Yesterday my mother came in and after 3 hours of trying to salvage the skirt, decided it was just too small. Frustration was at a major high yesterday. I’d ruined fabric I loved and the closer quilting store didn’t have it. I was pretty ready to pack up the sewing machine and be done with it for good.

But I decided to cut that fabric into a sleeveless shirt pattern, so perhaps it will be saved. And I’m going to buy the same fabric again because I love it and I will cut a (much) larger skirt and try not to take those numbers seriously. It’s hard. I know many women wear bigger sizes and they look fantastic so I don’t mean to insult anyone, really. But for me, it’s a big blow. I hate you, pattern companies.

I also have 2 more patterns and fabric I want to work with – so I hope I can stick with this. It doesn’t come as naturally to me as knitting, for sure. But I’m sure going to try again.

11 Responses to “Sewing is not good for the ego”

Don’t let the pattern sizes get you down! It’s not the fashion industry–I think sewing patterns have been this way for quite some time. Ready to wear works on an entirely different system…and there’s a lot of vanity involved! For what it’s worth, wedding dresses are sized exactly the same way, which is why it’s so important to get good measurements taken and order by those, not by the size.

And just remember–there’s no tag inside what you sew to tell your “secret!”
Hang in there!

i hear ya sister. those pattern sizes are just no good. i’m a size 8 or a 10 in most name brands and they want me to cut an 18!! ugh, it’s so depressing and totally bad for the ego. and you’ve also nailed why i don’t sew as much as i knit. once you cut that fabric, it’s done. you can’t piece it back together. it’s better to cut larger and go down from there.

with knitting, you can knit and rip to your hearts content and most yarn is salvagable after a good rip. but keep at it! you can totally whip that sewing machine into shape :)

I understand. I solved this by….not sewing anymore!
;-)

Practice, practice, practice. You’ll get there, too bad some good fabric was almolst wasted. But good for you for repurposing it.

Oof. Last Friday I got weighed for the first time in a year and it was shocking–a lot more than I’d been guessing. I want to learn how to make my own clothes, too, but first I need to get over what the numbers mean. Or start believing that they really don’t mean anything.

dude. i feel your pain. i have gained over 30 pounds since moving here and gone from an 8 to a snug 12, and sometimes 14 even in retail stores. and in pattern sizes i have to wear 14s on top and 18s on the bottom. which makes sewing dresses make lots of sense right?

Sounds like bridal/bridesmaid dress sizing to me! Just remember, the numbers don’t matter. Especially since every manufacturer sizes things differently these days.

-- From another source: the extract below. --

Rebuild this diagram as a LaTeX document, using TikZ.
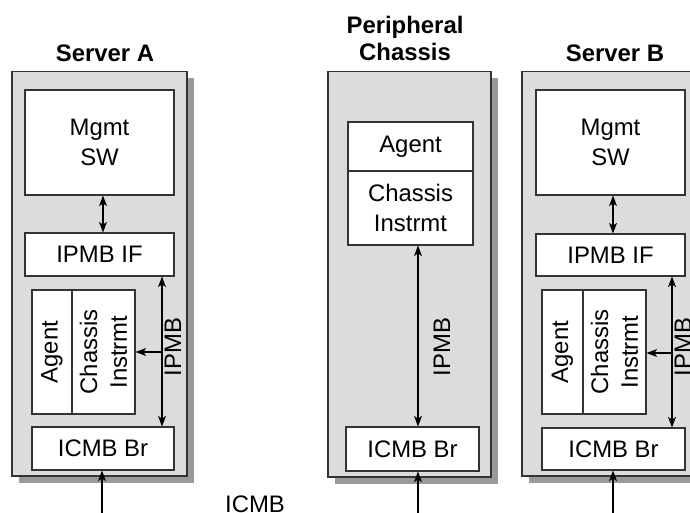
\documentclass[tikz,border=0pt]{standalone}
\usepackage{fontspec}
\setmainfont{Liberation Sans}
\usetikzlibrary{arrows.meta,shadows}
\definecolor{unitgray}{HTML}{DCDCDC}
\definecolor{shadegray}{HTML}{9A9A9A}
\definecolor{linegray}{HTML}{333333}
\newcommand\diagfont{\fontsize{13.6}{17}\selectfont}
\tikzset{
  unit/.style={draw=linegray, fill=unitgray, line width=0.6pt, inner sep=0pt,
    drop shadow={shadow xshift=0.14cm, shadow yshift=-0.14cm, fill=shadegray, opacity=1}},
  block/.style={draw=linegray, fill=white, line width=0.6pt, inner sep=0pt, align=center},
  title/.style={font=\diagfont\bfseries, align=center},
  bus/.style={line width=0.6pt, -{Stealth[length=6pt,width=4.5pt,inset=1.5pt]}},
  busboth/.style={line width=0.6pt, {Stealth[length=6pt,width=4.5pt,inset=1.5pt]}-{Stealth[length=6pt,width=4.5pt,inset=1.5pt]}}
}
\begin{document}
\begin{tikzpicture}[x=0.02cm, y=-0.02cm, font=\diagfont]
\useasboundingbox (0,0) rectangle (690,512);
\clip (0,0) rectangle (690,512);
\node[title] (titleA) at (105,53) {Server A};
\node[title, font=\fontsize{13.6}{15.4}\selectfont\bfseries] (titleP) at (405,38.5) {Peripheral\\Chassis};
\node[title] (titleB) at (615,53) {Server B};
\node[unit, minimum width=3.5cm, minimum height=8.1cm] (serverA) at (99.5,273.5) {};
\node[unit, minimum width=3.26cm, minimum height=8.12cm] (chassisP) at (409.5,274) {};
\node[unit, minimum width=3.5cm, minimum height=8.1cm] (serverB) at (609.5,273.5) {};
\node[block, minimum width=2.98cm, minimum height=2.1cm] (mgmtA) at (99.5,142.5) {Mgmt\\SW};
\node[block, minimum width=2.98cm, minimum height=0.86cm] (ifA) at (99.5,254.5) {IPMB IF};
\node[block, minimum width=2.48cm, minimum height=0.8cm, rotate=90] (agentA) at (52,352) {Agent};
\node[block, minimum width=2.48cm, minimum height=1.26cm, rotate=90] (instrA) at (103.5,352) {Chassis\\Instrmt};
\node[block, minimum width=2.84cm, minimum height=0.86cm] (icmbA) at (103,448.5) {ICMB Br};
\node[block, minimum width=2.5cm, minimum height=0.98cm] (agentP) at (410.5,146.5) {Agent};
\node[block, minimum width=2.5cm, minimum height=1.48cm] (instrP) at (410.5,208) {Chassis\\Instrmt};
\node[block, minimum width=2.66cm, minimum height=0.88cm] (icmbP) at (412.5,449) {ICMB Br};
\node[block, minimum width=2.98cm, minimum height=2.1cm] (mgmtB) at (610.5,142.5) {Mgmt\\SW};
\node[block, minimum width=2.98cm, minimum height=0.84cm] (ifB) at (610.5,255) {IPMB IF};
\node[block, minimum width=2.48cm, minimum height=0.82cm, rotate=90] (agentB) at (562.5,352) {Agent};
\node[block, minimum width=2.48cm, minimum height=1.26cm, rotate=90] (instrB) at (614.5,352) {Chassis\\Instrmt};
\node[block, minimum width=2.86cm, minimum height=0.84cm] (icmbB) at (613.5,449) {ICMB Br};
\coordinate (ipmbA) at (162,352);
\coordinate (ipmbP) at (418,347);
\coordinate (ipmbB) at (672,353);
\coordinate (icmbinA) at (102,515);
\coordinate (icmbinP) at (418,515);
\coordinate (icmbinB) at (613,515);
\node[rotate=90] (busA) at (173,347) {IPMB};
\node[rotate=90] (busP) at (442,347) {IPMB};
\node[rotate=90] (busB) at (683,347) {IPMB};
\node (icmbtext) at (255,504) {ICMB};
\draw[busboth] (icmbA |- mgmtA.south) -- (icmbA |- ifA.north);
\draw[busboth] (ipmbA |- ifA.south) -- (ipmbA |- icmbA.north);
\draw[bus] (ipmbA) -- (ipmbA -| instrA.south);
\draw[bus] (icmbinA) -- (icmbinA |- icmbA.south);
\draw[busboth] (ipmbP |- instrP.south) -- (ipmbP |- icmbP.north);
\draw[bus] (icmbinP) -- (icmbinP |- icmbP.south);
\draw[busboth] (icmbinB |- mgmtB.south) -- (icmbinB |- ifB.north);
\draw[busboth] (ipmbB |- ifB.south) -- (ipmbB |- icmbB.north);
\draw[bus] (ipmbB) -- (ipmbB -| instrB.south);
\draw[bus] (icmbinB) -- (icmbinB |- icmbB.south);
\end{tikzpicture}
\end{document}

I always thought that patterns should be standardised as the sized don’t mean anything, what does matter is the finished measurements.

I’d stoppped looking at Kim Hargreaves sizing because it’s too depressing to see that I need an extra large if I want about 40 inches across the bustline. of course, this probably means that I ought to work harder at losing weight.

I hear you on the pattern sizing. It totally freaked me out when I first discovered how different they are from regular clothing. But, if you can stick with it, the reward is excellent-fitting clothing, tailored to your exact body shape. I’m still between sizes on patterns, just like I am in real clothes, so I always have to do alterations anyway.

oh, that pattern sizing…blech. hang in there, and good for you for trying again and recycling the fabric. you’re a born seamstress, and not just by virtue of your lineage — i could see it in your eyes when you had your fabric finds at renegade. :)

Oh I feel you, imagine actually being a big girl in retail clothing and then finding out how much bigger you are! I started because I’m an 18 the waist down and a 20 up top so I figure I would tailor make my things. ugh according to the pattern I’m a 26!!!!!! Who ever said that “at least there is no tag…” I say to you Thank You!

But man I tell you when I’m done, oh don’t I look cute and “smaller ;)” because it fits right.